Exercise requirements -> List each line of the data that holds the string "this".

Input data ->
..............................

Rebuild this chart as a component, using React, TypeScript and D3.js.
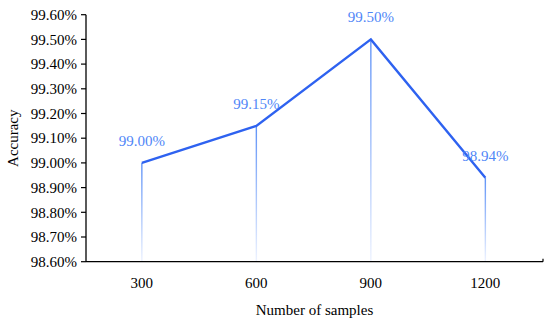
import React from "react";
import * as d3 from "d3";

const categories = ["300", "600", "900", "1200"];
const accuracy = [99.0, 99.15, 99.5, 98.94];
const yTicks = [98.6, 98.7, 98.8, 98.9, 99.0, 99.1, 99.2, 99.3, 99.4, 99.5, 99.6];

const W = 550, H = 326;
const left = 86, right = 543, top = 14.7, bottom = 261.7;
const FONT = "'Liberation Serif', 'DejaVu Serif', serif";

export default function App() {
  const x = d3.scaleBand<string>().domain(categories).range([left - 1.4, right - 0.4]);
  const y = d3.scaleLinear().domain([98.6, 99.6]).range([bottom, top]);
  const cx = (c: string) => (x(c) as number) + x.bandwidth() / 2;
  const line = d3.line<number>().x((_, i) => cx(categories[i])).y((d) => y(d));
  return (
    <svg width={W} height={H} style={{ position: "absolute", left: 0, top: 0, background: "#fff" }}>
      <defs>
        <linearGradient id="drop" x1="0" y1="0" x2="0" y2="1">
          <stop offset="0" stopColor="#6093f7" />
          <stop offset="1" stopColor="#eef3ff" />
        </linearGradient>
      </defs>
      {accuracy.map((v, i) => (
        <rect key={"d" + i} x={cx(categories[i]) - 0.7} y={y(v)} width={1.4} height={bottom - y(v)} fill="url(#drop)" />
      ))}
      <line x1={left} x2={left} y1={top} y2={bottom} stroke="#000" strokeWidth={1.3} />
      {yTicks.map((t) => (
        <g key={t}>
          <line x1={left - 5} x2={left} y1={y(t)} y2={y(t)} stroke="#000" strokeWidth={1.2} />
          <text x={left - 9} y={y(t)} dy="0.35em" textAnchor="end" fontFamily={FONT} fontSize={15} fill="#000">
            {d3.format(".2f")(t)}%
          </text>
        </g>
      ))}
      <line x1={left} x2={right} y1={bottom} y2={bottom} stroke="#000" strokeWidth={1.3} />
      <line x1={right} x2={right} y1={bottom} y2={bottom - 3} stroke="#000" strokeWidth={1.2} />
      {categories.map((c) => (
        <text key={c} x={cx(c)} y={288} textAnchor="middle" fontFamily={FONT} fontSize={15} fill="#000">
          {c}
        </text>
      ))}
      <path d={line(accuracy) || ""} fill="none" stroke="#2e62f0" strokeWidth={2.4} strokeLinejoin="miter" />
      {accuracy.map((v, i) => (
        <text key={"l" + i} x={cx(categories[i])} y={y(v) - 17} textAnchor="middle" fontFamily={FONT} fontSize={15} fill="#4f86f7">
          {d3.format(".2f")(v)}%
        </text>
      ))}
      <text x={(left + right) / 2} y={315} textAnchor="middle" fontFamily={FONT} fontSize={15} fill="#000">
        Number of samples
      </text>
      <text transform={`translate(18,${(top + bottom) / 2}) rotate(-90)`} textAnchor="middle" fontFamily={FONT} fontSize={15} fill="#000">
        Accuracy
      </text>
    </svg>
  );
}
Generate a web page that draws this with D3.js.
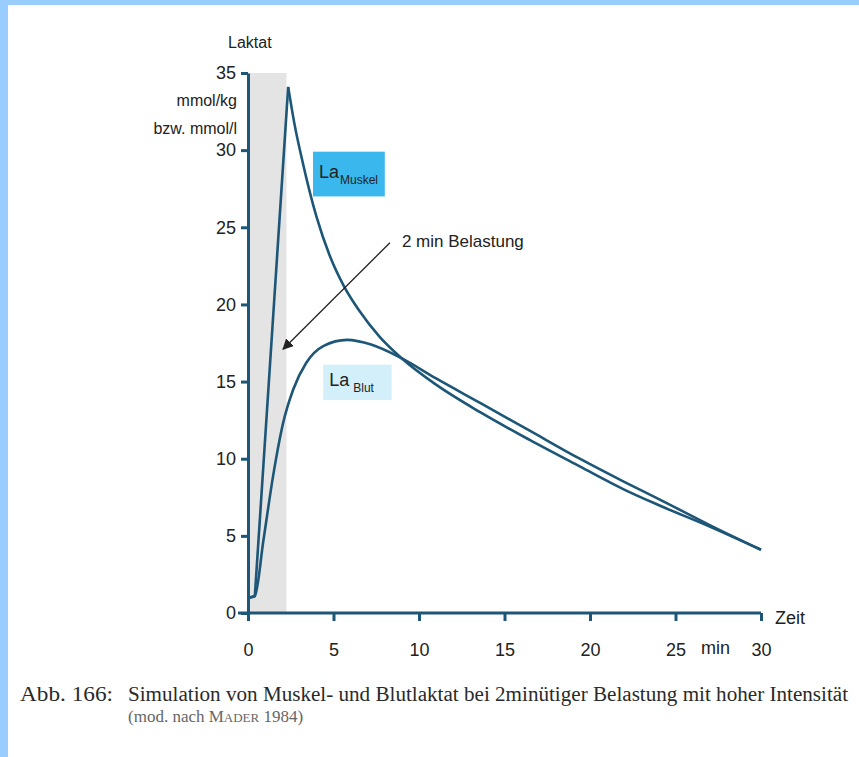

..............................

Answer to the task ->
Rebuild this chart as a component, using React, TypeScript and D3.js.
Generate a web page that draws this with D3.js.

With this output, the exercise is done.